:: Exercise brief ::
Here is the task for the listing below: output exactly the lines from the one containing "Emit a web page" through the one containing "const chart = echarts.init(document.getElementById('chart'))", and leave out the pictures.

:: Material supplied ::
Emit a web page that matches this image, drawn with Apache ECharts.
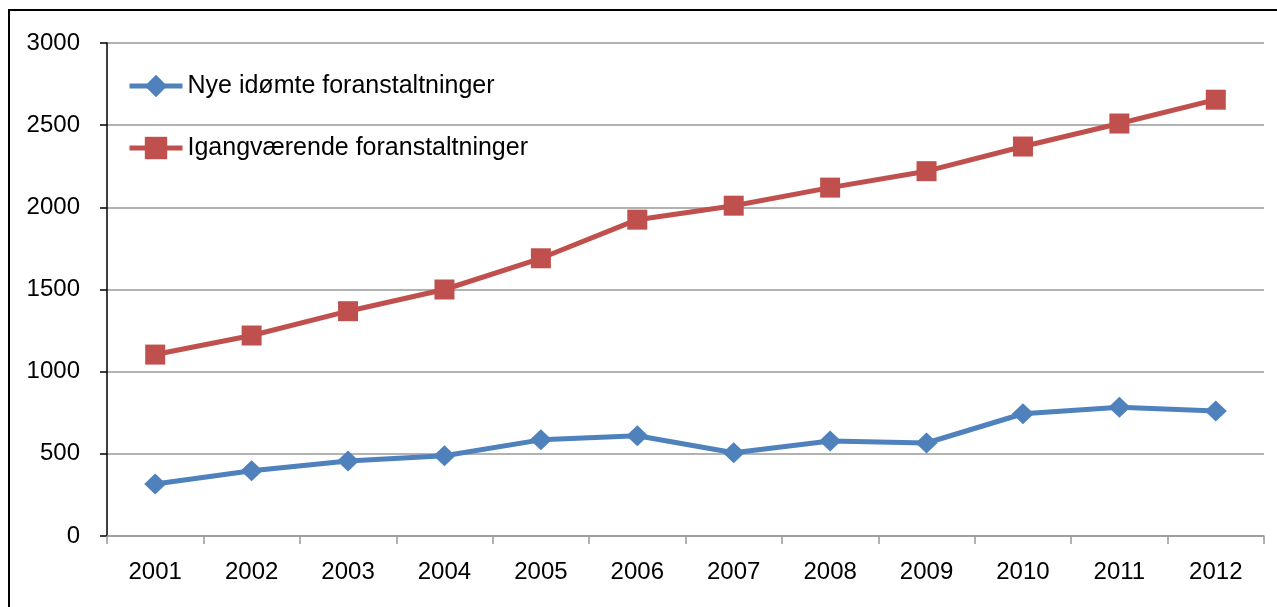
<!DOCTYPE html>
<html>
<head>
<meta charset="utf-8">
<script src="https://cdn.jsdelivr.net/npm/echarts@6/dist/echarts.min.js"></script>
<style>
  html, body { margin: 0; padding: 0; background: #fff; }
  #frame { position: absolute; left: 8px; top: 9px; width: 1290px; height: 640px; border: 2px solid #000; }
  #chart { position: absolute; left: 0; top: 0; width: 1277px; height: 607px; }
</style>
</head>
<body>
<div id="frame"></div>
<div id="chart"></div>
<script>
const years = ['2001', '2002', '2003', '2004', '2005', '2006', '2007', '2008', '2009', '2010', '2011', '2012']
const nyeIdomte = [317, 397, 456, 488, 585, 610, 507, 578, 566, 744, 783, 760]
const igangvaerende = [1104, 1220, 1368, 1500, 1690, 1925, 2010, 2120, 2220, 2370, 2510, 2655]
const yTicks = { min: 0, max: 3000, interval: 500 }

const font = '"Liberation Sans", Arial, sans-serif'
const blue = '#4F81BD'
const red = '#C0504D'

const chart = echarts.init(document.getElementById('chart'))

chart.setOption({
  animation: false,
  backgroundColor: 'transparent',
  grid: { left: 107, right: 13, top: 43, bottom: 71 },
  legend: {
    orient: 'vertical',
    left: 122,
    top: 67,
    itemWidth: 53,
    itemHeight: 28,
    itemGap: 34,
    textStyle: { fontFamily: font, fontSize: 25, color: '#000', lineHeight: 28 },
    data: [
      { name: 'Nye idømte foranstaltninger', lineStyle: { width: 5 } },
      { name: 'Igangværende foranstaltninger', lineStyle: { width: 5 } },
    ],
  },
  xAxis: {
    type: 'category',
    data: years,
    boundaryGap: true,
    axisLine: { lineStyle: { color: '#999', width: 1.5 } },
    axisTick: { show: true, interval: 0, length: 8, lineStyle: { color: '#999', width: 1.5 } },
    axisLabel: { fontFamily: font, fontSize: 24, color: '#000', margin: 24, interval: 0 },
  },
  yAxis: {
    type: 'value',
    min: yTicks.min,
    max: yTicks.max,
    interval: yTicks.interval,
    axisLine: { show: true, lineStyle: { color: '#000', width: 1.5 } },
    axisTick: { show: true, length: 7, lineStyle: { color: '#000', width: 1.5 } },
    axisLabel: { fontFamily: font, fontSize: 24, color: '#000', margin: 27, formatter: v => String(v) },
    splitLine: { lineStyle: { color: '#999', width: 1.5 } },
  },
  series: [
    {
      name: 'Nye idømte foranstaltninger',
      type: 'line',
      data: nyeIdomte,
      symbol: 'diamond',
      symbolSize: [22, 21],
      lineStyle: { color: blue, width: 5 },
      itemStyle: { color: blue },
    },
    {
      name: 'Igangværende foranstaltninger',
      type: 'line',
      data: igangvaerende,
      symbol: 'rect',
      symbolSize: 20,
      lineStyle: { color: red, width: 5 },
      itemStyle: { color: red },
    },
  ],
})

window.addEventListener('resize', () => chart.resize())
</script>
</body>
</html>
* * *
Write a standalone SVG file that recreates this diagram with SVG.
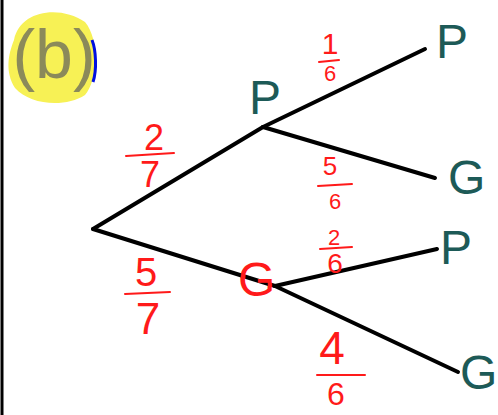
==
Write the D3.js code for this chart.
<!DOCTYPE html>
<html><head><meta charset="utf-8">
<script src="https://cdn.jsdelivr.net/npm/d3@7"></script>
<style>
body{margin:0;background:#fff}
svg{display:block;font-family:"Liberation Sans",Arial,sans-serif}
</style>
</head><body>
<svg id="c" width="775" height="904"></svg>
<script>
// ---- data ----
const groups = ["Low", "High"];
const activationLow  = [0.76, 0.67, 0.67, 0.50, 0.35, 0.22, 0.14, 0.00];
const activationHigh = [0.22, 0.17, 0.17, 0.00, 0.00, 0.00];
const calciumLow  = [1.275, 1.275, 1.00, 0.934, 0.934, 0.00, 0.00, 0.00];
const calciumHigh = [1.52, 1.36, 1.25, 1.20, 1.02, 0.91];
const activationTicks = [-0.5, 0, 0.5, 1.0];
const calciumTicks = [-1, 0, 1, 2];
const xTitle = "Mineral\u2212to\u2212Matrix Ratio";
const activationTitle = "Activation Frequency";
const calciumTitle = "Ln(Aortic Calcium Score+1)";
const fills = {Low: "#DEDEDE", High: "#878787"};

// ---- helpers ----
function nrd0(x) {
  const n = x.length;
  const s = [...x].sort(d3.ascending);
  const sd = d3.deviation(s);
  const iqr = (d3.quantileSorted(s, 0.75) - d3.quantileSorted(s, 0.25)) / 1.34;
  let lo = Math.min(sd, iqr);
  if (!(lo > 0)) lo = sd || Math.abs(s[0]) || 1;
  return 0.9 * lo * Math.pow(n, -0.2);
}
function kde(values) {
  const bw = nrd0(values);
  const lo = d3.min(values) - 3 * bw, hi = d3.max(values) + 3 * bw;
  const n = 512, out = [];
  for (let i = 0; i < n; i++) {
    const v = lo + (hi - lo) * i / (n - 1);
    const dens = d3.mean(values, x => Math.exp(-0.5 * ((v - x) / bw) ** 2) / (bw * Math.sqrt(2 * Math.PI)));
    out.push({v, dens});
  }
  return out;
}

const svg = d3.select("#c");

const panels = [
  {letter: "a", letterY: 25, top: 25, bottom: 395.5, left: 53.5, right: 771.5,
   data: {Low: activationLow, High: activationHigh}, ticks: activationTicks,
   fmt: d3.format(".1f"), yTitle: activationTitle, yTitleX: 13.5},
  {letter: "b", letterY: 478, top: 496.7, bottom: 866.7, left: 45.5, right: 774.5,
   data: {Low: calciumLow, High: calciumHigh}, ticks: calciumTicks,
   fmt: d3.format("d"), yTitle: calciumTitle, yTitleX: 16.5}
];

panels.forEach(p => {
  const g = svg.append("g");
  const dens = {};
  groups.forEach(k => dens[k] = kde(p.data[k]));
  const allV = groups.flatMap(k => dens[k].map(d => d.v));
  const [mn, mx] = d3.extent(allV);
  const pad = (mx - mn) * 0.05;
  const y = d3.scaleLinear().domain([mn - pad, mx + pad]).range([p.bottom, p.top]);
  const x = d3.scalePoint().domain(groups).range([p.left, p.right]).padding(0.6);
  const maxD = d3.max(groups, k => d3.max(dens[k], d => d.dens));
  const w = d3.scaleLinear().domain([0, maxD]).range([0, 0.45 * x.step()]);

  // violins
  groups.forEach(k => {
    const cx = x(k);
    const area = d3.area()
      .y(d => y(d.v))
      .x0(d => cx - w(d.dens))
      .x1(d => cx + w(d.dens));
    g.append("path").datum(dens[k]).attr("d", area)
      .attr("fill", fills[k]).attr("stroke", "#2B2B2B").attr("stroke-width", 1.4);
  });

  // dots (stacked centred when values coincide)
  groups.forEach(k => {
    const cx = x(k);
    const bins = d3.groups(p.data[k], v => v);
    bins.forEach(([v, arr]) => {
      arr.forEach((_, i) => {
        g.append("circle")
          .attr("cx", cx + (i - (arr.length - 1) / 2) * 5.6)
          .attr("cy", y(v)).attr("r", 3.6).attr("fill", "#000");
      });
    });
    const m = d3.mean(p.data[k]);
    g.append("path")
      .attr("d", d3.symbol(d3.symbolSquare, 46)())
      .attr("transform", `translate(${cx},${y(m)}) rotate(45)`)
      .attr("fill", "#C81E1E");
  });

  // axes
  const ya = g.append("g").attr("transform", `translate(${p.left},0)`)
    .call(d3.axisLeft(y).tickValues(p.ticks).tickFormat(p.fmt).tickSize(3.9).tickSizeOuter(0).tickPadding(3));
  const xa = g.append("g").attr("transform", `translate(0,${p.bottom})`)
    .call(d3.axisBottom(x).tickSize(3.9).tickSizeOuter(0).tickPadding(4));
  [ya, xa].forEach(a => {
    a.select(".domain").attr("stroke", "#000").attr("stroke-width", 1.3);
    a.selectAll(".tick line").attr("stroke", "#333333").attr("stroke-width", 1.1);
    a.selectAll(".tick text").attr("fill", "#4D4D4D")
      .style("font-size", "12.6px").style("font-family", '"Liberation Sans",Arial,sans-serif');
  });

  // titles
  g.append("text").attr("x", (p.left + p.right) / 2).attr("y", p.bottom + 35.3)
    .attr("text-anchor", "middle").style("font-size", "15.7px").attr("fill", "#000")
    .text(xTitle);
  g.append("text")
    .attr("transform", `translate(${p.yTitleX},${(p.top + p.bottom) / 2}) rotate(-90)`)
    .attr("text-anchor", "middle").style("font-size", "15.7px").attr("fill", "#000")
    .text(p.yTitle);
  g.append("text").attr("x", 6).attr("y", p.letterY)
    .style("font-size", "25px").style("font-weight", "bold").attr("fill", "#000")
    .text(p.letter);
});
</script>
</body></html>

:: Answer to this problem ::
Emit a web page that matches this image, drawn with Apache ECharts.
<!DOCTYPE html>
<html>
<head>
<meta charset="utf-8">
<script src="https://cdn.jsdelivr.net/npm/echarts@6/dist/echarts.min.js"></script>
<style>
  html, body { margin: 0; padding: 0; background: #fff; }
  #frame { position: absolute; left: 8px; top: 9px; width: 1290px; height: 640px; border: 2px solid #000; }
  #chart { position: absolute; left: 0; top: 0; width: 1277px; height: 607px; }
</style>
</head>
<body>
<div id="frame"></div>
<div id="chart"></div>
<script>
const years = ['2001', '2002', '2003', '2004', '2005', '2006', '2007', '2008', '2009', '2010', '2011', '2012']
const nyeIdomte = [317, 397, 456, 488, 585, 610, 507, 578, 566, 744, 783, 760]
const igangvaerende = [1104, 1220, 1368, 1500, 1690, 1925, 2010, 2120, 2220, 2370, 2510, 2655]
const yTicks = { min: 0, max: 3000, interval: 500 }

const font = '"Liberation Sans", Arial, sans-serif'
const blue = '#4F81BD'
const red = '#C0504D'

const chart = echarts.init(document.getElementById('chart'))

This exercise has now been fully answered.